Newbery, a deputy independent member of the SEM Committee, believes that Ireland is well positioned to develop significant renewable resources, particularly where wind is concerned.
“Ireland is currently in the top four in Europe in terms of its renewables’ share. The country must make optimal use of this potential. It is in this context that the DS3 programme will play such an important role.
“In the first instance, it will address the challenge associated with the variability of wind. Interconnectors will also play a major role in factoring the power of renewable energy sources within Europe’s electricity grids.
“We need a faster, more flexible response, when it comes to making best use of renewable energy sources. At the present time, fossil fuel sources are delivering the inertia required by the Irish market.”
Newbery believes that the new Irish interconnector will deliver for the island as a whole and serve to help buffer both high and low wind penetration.
“Auctions are helping to dramatically cut prices. Where offshore wind is concerned, we could be looking at a factor of almost a half. Auctions are also better than bureaucrats when it comes to reducing costs.”
According to Newbery, market coupling ensures the efficient use of interconnectors so that the higher-price market always imports electricity from the lower-price market. Introducing a carbon tax in one of the connected markets distorts trade if the increased cost of electricity on one side of the interconnector changes flows, resulting in deadweight losses. In all cases, carbon taxes transfer revenue abroad at a cost to the domestic economy.
Addressing the concept of “learning spill overs”, where the adoption of renewable energy technologies are concerned, he confirms that renewable electricity, particularly solar PV and wind, creates external benefits of learning-by-doing that substantially drive down costs and reduce CO2 emissions.
“Most renewable technologies are not yet competitive on cost with mature carbon-intensive technologies, but by stimulating their production and deployment, future costs will be lower thanks to learning-by-doing and, if they become competitive in future, we will see a global impact regarding their uptake.
“Learning-by-doing creates unrewarded spill overs that reduce later costs. This principle justifies quite a large subsidy for solar PV and rather less for wind. But it’s important to subsidise installation, not output.”
According to the Cambridge academic, the internationally installed capacity of solar PV had generated some $100-170 billion in the present discounted value of future cost reductions, and by 2018, solar PV was competitive without subsidy in many sunny countries like Chile.
A carbon tax on generation must be part of Ireland’s vision for 2030.
Together, the top six countries using solar PV contributed 80 per cent of this investment in future cost reduction benefits. Newbery also confirms that doubling output of solar panels brings about a 20 per cent net reduction in unit costs.
Referring to the “learning rate” that is associated with the adoption of wind technologies, he highlights that International Renewable Energy Agency (IRENA) figures confirm this trend to be in the region of 12 per cent.

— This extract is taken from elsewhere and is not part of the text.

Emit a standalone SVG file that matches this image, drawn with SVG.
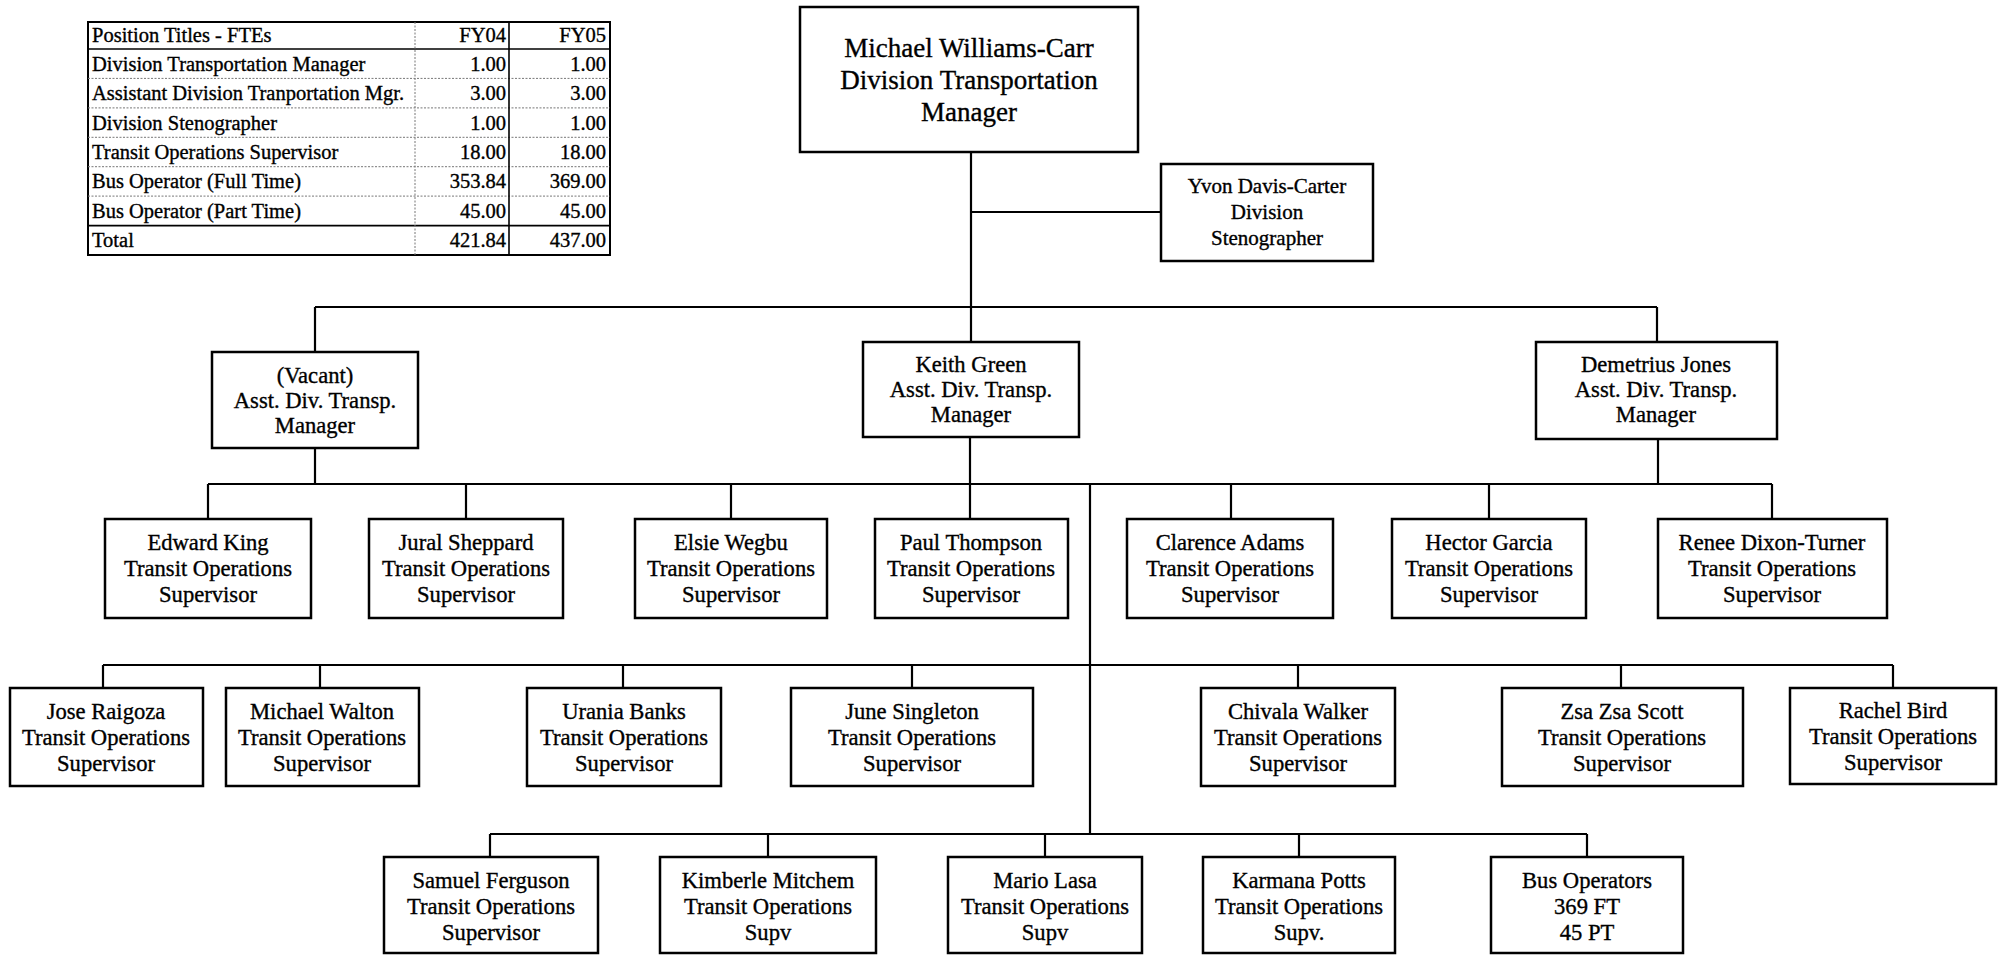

He points out that the halving of the cost of supporting off-shore wind in the recent UK auctions is a dramatic example of the benefits of assuring a future market on which to develop production capabilities and the supply chain.
Mission Innovation, a project which has seen 22 countries pledge to double clean energy research and development, launched at the COP21 summit in Paris, has a clear ambition to drive the principle of learning-by-doing around the world.
“Learning spill overs need renumeration. This comes, almost entirely, from making and installing the renewable generation equipment,” says Newbery. “Subsidy should be targeted on the source of learning, acting as an investment aid. This approach reduces the cost of capital, risk and debt finance.
“In addition, it does not amplify the benefits of high wind or sun. In other words, it does not over reward favoured locations, where a specific renewable is concerned.”
Concluding, Newbery says that an overarching policy goal, in terms of underpinning renewables, is to devise ways of collectively financing research and development, so that the individual costs are smaller than the individual benefits of avoiding climate damage for each country involved.